## [REQUIRED TASK]
The lines beneath this instruction, from the first through the one containing "20, 16, 14, 15, 19]", must be transcribed exactly; no other line belongs in the output.

## [DATASET SECTION]
(begin)

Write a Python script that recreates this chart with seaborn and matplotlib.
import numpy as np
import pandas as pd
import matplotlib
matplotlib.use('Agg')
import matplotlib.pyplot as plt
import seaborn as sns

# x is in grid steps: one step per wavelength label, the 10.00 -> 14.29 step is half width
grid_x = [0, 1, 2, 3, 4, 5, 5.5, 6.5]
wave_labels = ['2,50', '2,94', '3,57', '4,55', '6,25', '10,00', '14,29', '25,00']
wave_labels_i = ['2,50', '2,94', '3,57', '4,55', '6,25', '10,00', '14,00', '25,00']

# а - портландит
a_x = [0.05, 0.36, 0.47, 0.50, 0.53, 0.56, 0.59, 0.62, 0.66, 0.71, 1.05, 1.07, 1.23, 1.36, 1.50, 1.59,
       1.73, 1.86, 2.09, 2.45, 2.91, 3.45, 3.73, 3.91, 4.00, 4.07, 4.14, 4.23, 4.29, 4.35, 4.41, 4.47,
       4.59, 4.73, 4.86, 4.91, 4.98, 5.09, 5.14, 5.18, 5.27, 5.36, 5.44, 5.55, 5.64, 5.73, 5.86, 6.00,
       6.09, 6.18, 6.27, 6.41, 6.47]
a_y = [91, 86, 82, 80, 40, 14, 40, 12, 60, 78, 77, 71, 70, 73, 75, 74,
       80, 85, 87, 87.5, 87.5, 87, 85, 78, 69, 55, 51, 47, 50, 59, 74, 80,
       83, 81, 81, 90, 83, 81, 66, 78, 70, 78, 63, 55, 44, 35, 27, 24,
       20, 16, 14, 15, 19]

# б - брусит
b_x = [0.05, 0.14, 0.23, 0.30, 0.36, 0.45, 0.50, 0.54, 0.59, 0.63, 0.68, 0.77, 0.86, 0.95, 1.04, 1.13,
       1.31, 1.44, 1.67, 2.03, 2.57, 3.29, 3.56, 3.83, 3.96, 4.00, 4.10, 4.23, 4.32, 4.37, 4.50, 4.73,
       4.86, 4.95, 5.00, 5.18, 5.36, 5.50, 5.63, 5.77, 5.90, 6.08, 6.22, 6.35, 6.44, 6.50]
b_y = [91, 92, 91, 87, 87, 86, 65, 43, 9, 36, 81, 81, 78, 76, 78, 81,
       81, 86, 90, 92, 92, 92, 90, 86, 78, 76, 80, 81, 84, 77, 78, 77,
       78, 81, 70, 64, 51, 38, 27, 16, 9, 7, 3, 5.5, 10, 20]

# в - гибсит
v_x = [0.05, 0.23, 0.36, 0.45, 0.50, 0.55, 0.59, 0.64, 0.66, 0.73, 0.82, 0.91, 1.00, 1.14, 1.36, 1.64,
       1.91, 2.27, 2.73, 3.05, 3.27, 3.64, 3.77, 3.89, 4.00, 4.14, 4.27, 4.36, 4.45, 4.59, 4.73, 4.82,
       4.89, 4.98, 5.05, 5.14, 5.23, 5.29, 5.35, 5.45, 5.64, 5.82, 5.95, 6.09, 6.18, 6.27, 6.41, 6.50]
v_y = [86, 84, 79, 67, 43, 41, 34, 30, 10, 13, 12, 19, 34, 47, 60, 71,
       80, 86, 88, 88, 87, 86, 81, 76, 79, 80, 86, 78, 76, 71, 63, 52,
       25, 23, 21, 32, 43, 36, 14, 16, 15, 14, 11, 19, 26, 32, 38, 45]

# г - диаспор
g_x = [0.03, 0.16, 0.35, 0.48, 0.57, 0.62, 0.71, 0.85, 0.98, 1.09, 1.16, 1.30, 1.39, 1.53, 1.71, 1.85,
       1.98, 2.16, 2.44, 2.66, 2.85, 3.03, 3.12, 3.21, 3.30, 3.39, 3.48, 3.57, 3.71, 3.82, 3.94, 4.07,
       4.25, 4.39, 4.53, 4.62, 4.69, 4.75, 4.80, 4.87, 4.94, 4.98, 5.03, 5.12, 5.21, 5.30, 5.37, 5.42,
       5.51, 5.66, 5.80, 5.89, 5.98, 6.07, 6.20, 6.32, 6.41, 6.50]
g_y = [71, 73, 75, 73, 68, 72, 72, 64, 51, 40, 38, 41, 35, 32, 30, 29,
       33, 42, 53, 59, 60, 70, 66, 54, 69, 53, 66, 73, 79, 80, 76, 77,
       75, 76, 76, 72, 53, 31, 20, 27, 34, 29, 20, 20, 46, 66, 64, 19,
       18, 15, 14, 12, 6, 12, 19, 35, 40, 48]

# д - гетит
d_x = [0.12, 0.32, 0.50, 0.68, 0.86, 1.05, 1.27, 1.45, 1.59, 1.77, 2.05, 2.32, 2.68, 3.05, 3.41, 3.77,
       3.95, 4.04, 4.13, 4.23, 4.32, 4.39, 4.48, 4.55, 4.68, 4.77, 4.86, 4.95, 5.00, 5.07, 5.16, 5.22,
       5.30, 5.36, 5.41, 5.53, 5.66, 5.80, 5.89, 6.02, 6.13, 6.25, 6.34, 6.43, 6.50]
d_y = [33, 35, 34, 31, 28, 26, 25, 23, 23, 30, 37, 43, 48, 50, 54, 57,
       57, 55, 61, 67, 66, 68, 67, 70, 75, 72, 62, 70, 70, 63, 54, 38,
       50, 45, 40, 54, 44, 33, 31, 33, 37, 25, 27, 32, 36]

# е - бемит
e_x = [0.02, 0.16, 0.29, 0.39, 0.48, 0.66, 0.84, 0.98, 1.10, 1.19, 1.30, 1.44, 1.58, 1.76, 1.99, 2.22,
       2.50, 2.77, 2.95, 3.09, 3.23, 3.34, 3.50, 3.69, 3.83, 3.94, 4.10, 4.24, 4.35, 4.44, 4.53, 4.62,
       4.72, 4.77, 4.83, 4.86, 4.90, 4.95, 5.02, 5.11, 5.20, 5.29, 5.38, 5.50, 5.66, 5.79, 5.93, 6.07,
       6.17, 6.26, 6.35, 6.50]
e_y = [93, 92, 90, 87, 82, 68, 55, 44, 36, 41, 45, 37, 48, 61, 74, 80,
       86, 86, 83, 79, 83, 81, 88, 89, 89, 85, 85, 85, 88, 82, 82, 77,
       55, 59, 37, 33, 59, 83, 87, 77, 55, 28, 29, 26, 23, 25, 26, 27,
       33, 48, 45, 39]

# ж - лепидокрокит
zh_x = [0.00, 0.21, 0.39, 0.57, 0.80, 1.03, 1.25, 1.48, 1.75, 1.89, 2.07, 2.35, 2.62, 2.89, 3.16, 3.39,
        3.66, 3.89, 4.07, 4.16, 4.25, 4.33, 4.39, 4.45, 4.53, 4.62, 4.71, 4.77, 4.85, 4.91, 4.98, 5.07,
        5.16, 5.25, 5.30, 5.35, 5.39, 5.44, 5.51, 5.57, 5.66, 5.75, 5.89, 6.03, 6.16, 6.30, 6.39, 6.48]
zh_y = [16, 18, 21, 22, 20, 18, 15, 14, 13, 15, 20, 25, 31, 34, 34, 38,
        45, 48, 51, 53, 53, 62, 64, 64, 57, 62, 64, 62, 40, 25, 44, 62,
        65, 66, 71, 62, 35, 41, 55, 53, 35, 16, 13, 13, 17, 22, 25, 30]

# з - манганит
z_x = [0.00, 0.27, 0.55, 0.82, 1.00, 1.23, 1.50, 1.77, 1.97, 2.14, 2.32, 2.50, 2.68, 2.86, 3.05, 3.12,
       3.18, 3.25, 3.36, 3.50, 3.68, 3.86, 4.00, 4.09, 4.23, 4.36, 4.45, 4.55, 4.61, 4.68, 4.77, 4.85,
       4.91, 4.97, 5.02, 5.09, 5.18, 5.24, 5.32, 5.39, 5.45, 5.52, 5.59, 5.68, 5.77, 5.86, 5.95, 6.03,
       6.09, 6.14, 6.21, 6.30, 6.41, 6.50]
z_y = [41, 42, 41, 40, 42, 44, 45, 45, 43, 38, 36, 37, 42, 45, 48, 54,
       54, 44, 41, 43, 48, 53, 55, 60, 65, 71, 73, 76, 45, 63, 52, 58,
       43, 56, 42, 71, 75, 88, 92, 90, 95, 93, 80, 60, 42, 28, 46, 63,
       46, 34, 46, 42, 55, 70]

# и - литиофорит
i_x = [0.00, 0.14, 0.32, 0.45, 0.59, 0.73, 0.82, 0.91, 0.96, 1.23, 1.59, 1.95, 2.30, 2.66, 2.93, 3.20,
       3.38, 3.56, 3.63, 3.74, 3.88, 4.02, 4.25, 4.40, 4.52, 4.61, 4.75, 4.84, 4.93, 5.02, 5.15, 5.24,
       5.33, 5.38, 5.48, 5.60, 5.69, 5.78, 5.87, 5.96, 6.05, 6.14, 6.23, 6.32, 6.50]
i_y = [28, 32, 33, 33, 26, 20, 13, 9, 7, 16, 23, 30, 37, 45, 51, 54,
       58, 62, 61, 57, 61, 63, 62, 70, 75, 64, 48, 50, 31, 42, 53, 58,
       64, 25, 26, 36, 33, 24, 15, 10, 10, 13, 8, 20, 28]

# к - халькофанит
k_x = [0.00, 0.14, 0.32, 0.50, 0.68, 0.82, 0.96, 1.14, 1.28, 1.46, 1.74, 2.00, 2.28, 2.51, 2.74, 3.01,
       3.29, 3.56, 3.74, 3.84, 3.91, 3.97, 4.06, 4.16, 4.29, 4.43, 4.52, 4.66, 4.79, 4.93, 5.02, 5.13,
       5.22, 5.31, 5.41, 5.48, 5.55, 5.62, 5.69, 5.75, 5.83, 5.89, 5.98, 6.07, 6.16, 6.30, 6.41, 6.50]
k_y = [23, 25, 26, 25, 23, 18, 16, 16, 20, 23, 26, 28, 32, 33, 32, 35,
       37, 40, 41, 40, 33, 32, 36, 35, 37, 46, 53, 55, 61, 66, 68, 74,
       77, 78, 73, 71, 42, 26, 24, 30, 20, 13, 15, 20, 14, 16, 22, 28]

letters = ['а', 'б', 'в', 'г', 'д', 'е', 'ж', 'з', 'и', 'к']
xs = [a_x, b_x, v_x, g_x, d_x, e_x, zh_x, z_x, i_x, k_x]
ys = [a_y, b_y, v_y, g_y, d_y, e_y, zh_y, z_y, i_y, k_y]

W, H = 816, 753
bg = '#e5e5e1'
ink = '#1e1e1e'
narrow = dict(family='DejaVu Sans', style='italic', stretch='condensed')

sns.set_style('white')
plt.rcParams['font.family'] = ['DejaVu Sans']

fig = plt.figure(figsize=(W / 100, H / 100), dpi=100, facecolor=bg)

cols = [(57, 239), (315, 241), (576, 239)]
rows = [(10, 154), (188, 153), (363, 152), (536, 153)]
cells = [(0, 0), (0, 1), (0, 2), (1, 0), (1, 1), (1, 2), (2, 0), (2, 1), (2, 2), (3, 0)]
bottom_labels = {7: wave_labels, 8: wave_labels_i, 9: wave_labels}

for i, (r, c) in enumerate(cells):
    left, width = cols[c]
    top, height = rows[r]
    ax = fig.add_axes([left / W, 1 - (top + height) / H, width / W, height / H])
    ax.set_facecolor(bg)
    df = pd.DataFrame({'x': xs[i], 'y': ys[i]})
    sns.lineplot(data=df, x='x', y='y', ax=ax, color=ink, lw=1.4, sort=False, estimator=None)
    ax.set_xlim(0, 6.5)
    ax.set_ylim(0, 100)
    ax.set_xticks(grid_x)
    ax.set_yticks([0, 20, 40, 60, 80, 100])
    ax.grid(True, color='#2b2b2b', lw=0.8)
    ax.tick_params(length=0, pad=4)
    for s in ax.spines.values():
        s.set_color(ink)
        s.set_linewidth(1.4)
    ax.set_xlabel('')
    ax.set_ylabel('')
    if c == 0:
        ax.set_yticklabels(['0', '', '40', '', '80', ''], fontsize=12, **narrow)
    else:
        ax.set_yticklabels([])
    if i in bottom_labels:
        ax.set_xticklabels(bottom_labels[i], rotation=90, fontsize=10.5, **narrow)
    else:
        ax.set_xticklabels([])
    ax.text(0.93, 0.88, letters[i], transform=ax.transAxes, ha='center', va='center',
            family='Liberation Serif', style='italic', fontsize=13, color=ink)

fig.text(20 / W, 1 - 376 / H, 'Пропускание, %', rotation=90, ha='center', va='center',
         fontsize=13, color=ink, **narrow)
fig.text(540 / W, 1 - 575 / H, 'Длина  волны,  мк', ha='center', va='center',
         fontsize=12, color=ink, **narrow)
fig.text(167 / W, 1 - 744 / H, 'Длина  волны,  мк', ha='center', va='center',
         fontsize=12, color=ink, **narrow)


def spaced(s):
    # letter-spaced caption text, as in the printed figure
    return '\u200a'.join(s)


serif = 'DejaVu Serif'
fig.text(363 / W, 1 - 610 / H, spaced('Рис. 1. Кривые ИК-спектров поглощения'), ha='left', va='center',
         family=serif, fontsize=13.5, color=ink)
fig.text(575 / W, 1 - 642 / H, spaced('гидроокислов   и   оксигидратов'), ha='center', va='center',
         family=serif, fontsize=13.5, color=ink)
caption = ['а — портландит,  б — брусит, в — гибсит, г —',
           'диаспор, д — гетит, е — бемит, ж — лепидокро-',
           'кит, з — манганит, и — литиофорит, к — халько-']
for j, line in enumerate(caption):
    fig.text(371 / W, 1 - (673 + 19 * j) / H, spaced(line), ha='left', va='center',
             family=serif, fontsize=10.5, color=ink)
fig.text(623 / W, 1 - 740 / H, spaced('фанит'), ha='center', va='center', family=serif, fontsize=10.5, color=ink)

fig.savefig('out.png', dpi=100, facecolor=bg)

(end)

## [RESULT BELOW]
Write a Python script that recreates this chart with seaborn and matplotlib.
import numpy as np
import pandas as pd
import matplotlib
matplotlib.use('Agg')
import matplotlib.pyplot as plt
import seaborn as sns

# x is in grid steps: one step per wavelength label, the 10.00 -> 14.29 step is half width
grid_x = [0, 1, 2, 3, 4, 5, 5.5, 6.5]
wave_labels = ['2,50', '2,94', '3,57', '4,55', '6,25', '10,00', '14,29', '25,00']
wave_labels_i = ['2,50', '2,94', '3,57', '4,55', '6,25', '10,00', '14,00', '25,00']

# а - портландит
a_x = [0.05, 0.36, 0.47, 0.50, 0.53, 0.56, 0.59, 0.62, 0.66, 0.71, 1.05, 1.07, 1.23, 1.36, 1.50, 1.59,
       1.73, 1.86, 2.09, 2.45, 2.91, 3.45, 3.73, 3.91, 4.00, 4.07, 4.14, 4.23, 4.29, 4.35, 4.41, 4.47,
       4.59, 4.73, 4.86, 4.91, 4.98, 5.09, 5.14, 5.18, 5.27, 5.36, 5.44, 5.55, 5.64, 5.73, 5.86, 6.00,
       6.09, 6.18, 6.27, 6.41, 6.47]
a_y = [91, 86, 82, 80, 40, 14, 40, 12, 60, 78, 77, 71, 70, 73, 75, 74,
       80, 85, 87, 87.5, 87.5, 87, 85, 78, 69, 55, 51, 47, 50, 59, 74, 80,
       83, 81, 81, 90, 83, 81, 66, 78, 70, 78, 63, 55, 44, 35, 27, 24,
       20, 16, 14, 15, 19]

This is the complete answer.